The DATA string is reduced in size from 622,080 ASCII characters to 414,720.

If we look at the map itself, we see that it's ripe for run-length encoding or the like.

One possibility is the LZW compression algorithm. I tried this and came up with data plus decompressor what weigh in at under 32KB of ASCII:

function lzw(src) {

  var dic = Array.from({ length: 256 }, (_, i) => [i]);

  var key, dst = [];

  for (var val of src) {

    var nxt = dic[val] || [...key, key[0]];

    if (key) {

      dic.push([...key, nxt[0]]);

    }

    key = nxt;

    dst.push(...key);

  }

  return dst;

}

hexworld(buffer => {

  const DATA = "00007407...cb8cc80f";

  buffer.set(lzw(DATA.match(/.../g).map(x => parseInt(x, 36))));

});

The lzw() function above decompresses an array of integers into an array of bytes.
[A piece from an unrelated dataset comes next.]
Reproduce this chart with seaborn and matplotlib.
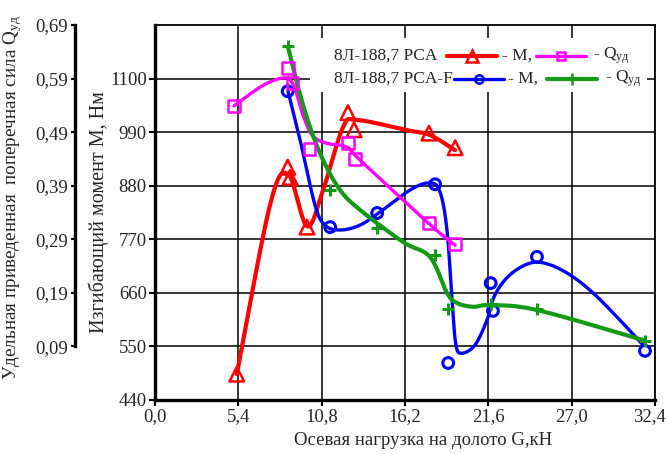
import numpy as np
import matplotlib
matplotlib.use("Agg")
import matplotlib.pyplot as plt
import matplotlib.transforms as mtransforms
import seaborn as sns

# --- measured points (markers) ---------------------------------------------
# 8Л-188,7 PCA, bending moment M (Нм)
pca_m_x = [5.3, 8.6, 8.75, 9.85, 12.5, 12.9, 17.75, 19.45]
pca_m_y = [493, 918, 897, 795, 1030, 995, 988, 958]
# 8Л-188,7 PCA, specific transverse force Qуд
pca_q_x = [5.1, 8.6, 8.9, 10.0, 12.5, 12.95, 17.75, 19.45]
pca_q_y = [0.539, 0.610, 0.582, 0.459, 0.470, 0.440, 0.320, 0.281]
# 8Л-188,7 PCA-F, bending moment M (Нм)
pcaf_m_x = [8.6, 11.35, 14.4, 18.15, 19.0, 21.75, 21.9, 24.75, 31.75]
pcaf_m_y = [1074, 795, 824, 883, 516, 680, 623, 734, 541]
# 8Л-188,7 PCA-F, specific transverse force Qуд
pcaf_q_x = [8.6, 11.35, 14.4, 18.15, 19.0, 21.75, 24.75, 31.75]
pcaf_q_y = [0.651, 0.382, 0.311, 0.261, 0.160, 0.169, 0.160, 0.100]

# --- smoothed trend curves (knots) -------------------------------------------
pca_m_cx = [5.3, 7.45, 8.62, 9.85, 10.89, 12.18, 13.09, 16.33, 17.82, 19.44]
pca_m_cy = [493, 840, 904, 797, 871, 1000, 1015, 994, 984, 953]
pca_q_cx = [5.12, 6.93, 8.29, 8.94, 9.59, 10.17, 11.02, 12.44, 13.28, 17.76, 19.44]
pca_q_cy = [0.539, 0.576, 0.591, 0.580, 0.522, 0.485, 0.470, 0.462, 0.438, 0.319, 0.279]
pcaf_m_cx = [8.62, 9.40, 10.37, 11.02, 11.99, 13.28, 14.58, 16.52, 17.82, 18.47,
             18.92, 19.25, 19.50, 19.89, 20.74, 21.51, 22.03, 23.0, 24.3, 25.47,
             26.89, 28.38, 30.13, 31.62]
pcaf_m_cy = [1074, 974, 840, 799, 789, 799, 826, 871, 886, 867,
             789, 645, 553, 536, 553, 604, 656, 697, 721, 719,
             697, 660, 604, 553]
pcaf_q_cx = [8.62, 9.27, 10.04, 10.89, 11.99, 13.28, 16.07, 17.82, 18.92, 19.57,
             20.61, 21.71, 24.75, 31.62]
pcaf_q_cy = [0.649, 0.574, 0.500, 0.438, 0.382, 0.345, 0.285, 0.257, 0.190, 0.171,
             0.164, 0.167, 0.158, 0.102]

x_ticks = [0.0, 5.4, 10.8, 16.2, 21.6, 27.0, 32.4]
m_ticks = [440, 550, 660, 770, 880, 990, 1100]
q_ticks = [0.09, 0.19, 0.29, 0.39, 0.49, 0.59, 0.69]

RED, MAGENTA, BLUE, GREEN = "#ff0000", "#ff00ff", "#0000ff", "#159a15"


def smooth(xs, ys, n=24):
    """Catmull-Rom spline through the knots (uniform parameterisation)."""
    p = np.column_stack([xs, ys]).astype(float)
    p = np.vstack([p[0], p, p[-1]])
    out = []
    t = np.linspace(0, 1, n, endpoint=False)[:, None]
    for i in range(1, len(p) - 2):
        p0, p1, p2, p3 = p[i - 1], p[i], p[i + 1], p[i + 2]
        seg = 0.5 * ((2 * p1) + (-p0 + p2) * t + (2 * p0 - 5 * p1 + 4 * p2 - p3) * t ** 2
                     + (-p0 + 3 * p1 - 3 * p2 + p3) * t ** 3)
        out.append(seg)
    out.append(p[-2][None, :])
    s = np.vstack(out)
    return s[:, 0], s[:, 1]


sns.set_style("ticks")
plt.rcParams["font.family"] = ["Liberation Serif", "DejaVu Serif"]
plt.rcParams["mathtext.fontset"] = "custom"
plt.rcParams["mathtext.rm"] = "Liberation Serif"
plt.rcParams["mathtext.it"] = "Liberation Serif:italic"
FS = 13.5

fig = plt.figure(figsize=(6.66, 4.54), dpi=100)
ax = fig.add_axes([155 / 666, 54 / 454, 500 / 666, 375 / 454])
ax2 = ax.twinx()

# main axis: moment
ax.set_xlim(0, 32.4)
ax.set_ylim(440, 1210)
ax.set_xticks(x_ticks)
ax.set_xticklabels([f"{v:.1f}".replace(".", ",") for v in x_ticks], fontsize=FS)
ax.set_yticks(m_ticks)
ax.set_yticklabels([str(v) for v in m_ticks], fontsize=FS)
ax.grid(True, color="black", linewidth=1.1)
ax.set_axisbelow(True)
ax.tick_params(axis="both", direction="out", length=4, width=1.5, color="black", pad=2)
for side in ["left", "bottom"]:
    ax.spines[side].set_linewidth(2.4)
for side in ["top", "right"]:
    ax.spines[side].set_linewidth(1.3)
for sp in ax.spines.values():
    sp.set_color("black")
# keep the last x label inside the figure
last = ax.get_xticklabels()[-1]
last.set_transform(last.get_transform() + mtransforms.ScaledTranslation(-6 / 100, 0, fig.dpi_scale_trans))

ax.set_xlabel("Осевая нагрузка на долото G,кН", fontsize=FS)
ax.xaxis.set_label_coords(0.536, -0.085)
ax.set_ylabel("Изгибающий момент M, Нм", fontsize=14.5)
ax.yaxis.set_label_coords(-0.092, 0.50)

# secondary axis: specific force, placed on the far left
ax2.set_ylim(-0.01, 0.69)
ax2.yaxis.set_ticks_position("left")
ax2.yaxis.set_label_position("left")
ax2.spines["left"].set_position(("axes", -0.16))
ax2.spines["left"].set_bounds(0.09, 0.69)
ax2.spines["left"].set_linewidth(2.4)
ax2.spines["left"].set_color("black")
for side in ["right", "top", "bottom"]:
    ax2.spines[side].set_visible(False)
ax2.set_yticks(q_ticks)
ax2.set_yticklabels([f"{v:.2f}".replace(".", ",") for v in q_ticks], fontsize=FS)
ax2.tick_params(axis="y", direction="out", length=3, width=1.5, color="black", pad=2)
ax2.set_ylabel("Удельная приведенная  поперечная сила Q$_{\\rm уд}$", fontsize=13.8)
ax2.yaxis.set_label_coords(-0.262, 0.54)

# trend curves
cx, cy = smooth(pca_m_cx, pca_m_cy)
ax.plot(cx, cy, color=RED, lw=3.0, zorder=3, solid_capstyle="round")
cx, cy = smooth(pcaf_m_cx, pcaf_m_cy)
ax.plot(cx, cy, color=BLUE, lw=2.4, zorder=3, solid_capstyle="round")
cx, cy = smooth(pca_q_cx, pca_q_cy)
ax2.plot(cx, cy, color=MAGENTA, lw=2.4, zorder=3, solid_capstyle="round")
cx, cy = smooth(pcaf_q_cx, pcaf_q_cy)
ax2.plot(cx, cy, color=GREEN, lw=3.0, zorder=3, solid_capstyle="round")

# measured points
sns.scatterplot(x=pca_m_x, y=pca_m_y, ax=ax, marker="^", s=110, facecolor="none",
                edgecolor=RED, linewidth=1.8, zorder=5)
sns.scatterplot(x=pcaf_m_x, y=pcaf_m_y, ax=ax, marker="o", s=60, facecolor="none",
                edgecolor=BLUE, linewidth=2.2, zorder=5)
sns.scatterplot(x=pca_q_x, y=pca_q_y, ax=ax2, marker="s", s=70, facecolor="none",
                edgecolor=MAGENTA, linewidth=1.8, zorder=5)
sns.scatterplot(x=pcaf_q_x, y=pcaf_q_y, ax=ax2, marker="+", s=80,
                edgecolor=GREEN, color=GREEN, linewidth=2.2, zorder=5)
ax2.set_ylim(-0.01, 0.69)

# legend block (axes coordinates)
ax2.add_patch(plt.Rectangle((0.31, 0.82), 0.674, 0.145, transform=ax2.transAxes,
                            facecolor="white", edgecolor="none", zorder=6))
LFS = 12.5


def key(x0, x1, y, color, marker, ms, lw):
    ax2.plot([x0, x1], [y, y], transform=ax2.transAxes, color=color, lw=lw, zorder=7,
             clip_on=False)
    ax2.plot([(x0 + x1) / 2], [y], transform=ax2.transAxes, color=color, marker=marker,
             ms=ms, mfc="none" if marker != "+" else color, mec=color, mew=1.8, zorder=8,
             clip_on=False)


y1, y2 = 0.918, 0.857
ax2.text(0.565, y1, "8Л-188,7 PCA", transform=ax2.transAxes, ha="right", va="center",
         fontsize=LFS, zorder=8)
key(0.584, 0.684, y1, RED, "^", 8, 3.0)
ax2.text(0.694, y1, "- M,", transform=ax2.transAxes, ha="left", va="center",
         fontsize=LFS, zorder=8)
key(0.762, 0.862, y1, MAGENTA, "s", 6, 2.4)
ax2.text(0.876, y1, "- Q$_{\\rm уд}$", transform=ax2.transAxes, ha="left", va="center",
         fontsize=LFS, zorder=8)

ax2.text(0.596, y2, "8Л-188,7 PCA-F", transform=ax2.transAxes, ha="right", va="center",
         fontsize=LFS, zorder=8)
key(0.598, 0.698, y2, BLUE, "o", 6, 2.4)
ax2.text(0.706, y2, "- M,", transform=ax2.transAxes, ha="left", va="center",
         fontsize=LFS, zorder=8)
key(0.784, 0.884, y2, GREEN, "+", 8, 3.0)
ax2.text(0.900, y2, "- Q$_{\\rm уд}$", transform=ax2.transAxes, ha="left", va="center",
         fontsize=LFS, zorder=8)

fig.savefig("out.png", dpi=100)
For completeness, here's the corresponding compression function:

function compress(src) {

  const chr = String.fromCharCode;

  var dic = {};

  var idx = 0;

  do {

    dic[chr(idx)] = idx;

  } while (++idx < 256);

  var dst = [];

  var pre = "";

  for (var val of src) {

    var key = pre + chr(val);

    if (key in dic) {

      pre = key;

    } else {

      dst.push(dic[pre]);

      dic[key] = idx++;

      pre = chr(val);

    }

  }

  dst.push(dic[pre]);

  return dst;

}

In our Hexworld case, the LZW dictionary constructed during compression has about 10,000 entries, so those indices can be stored as three base-36 digits. This is a general-purpose compression scheme, so could a more tailored algorithm produce better results? Remember, we're aiming for something less than 16KB.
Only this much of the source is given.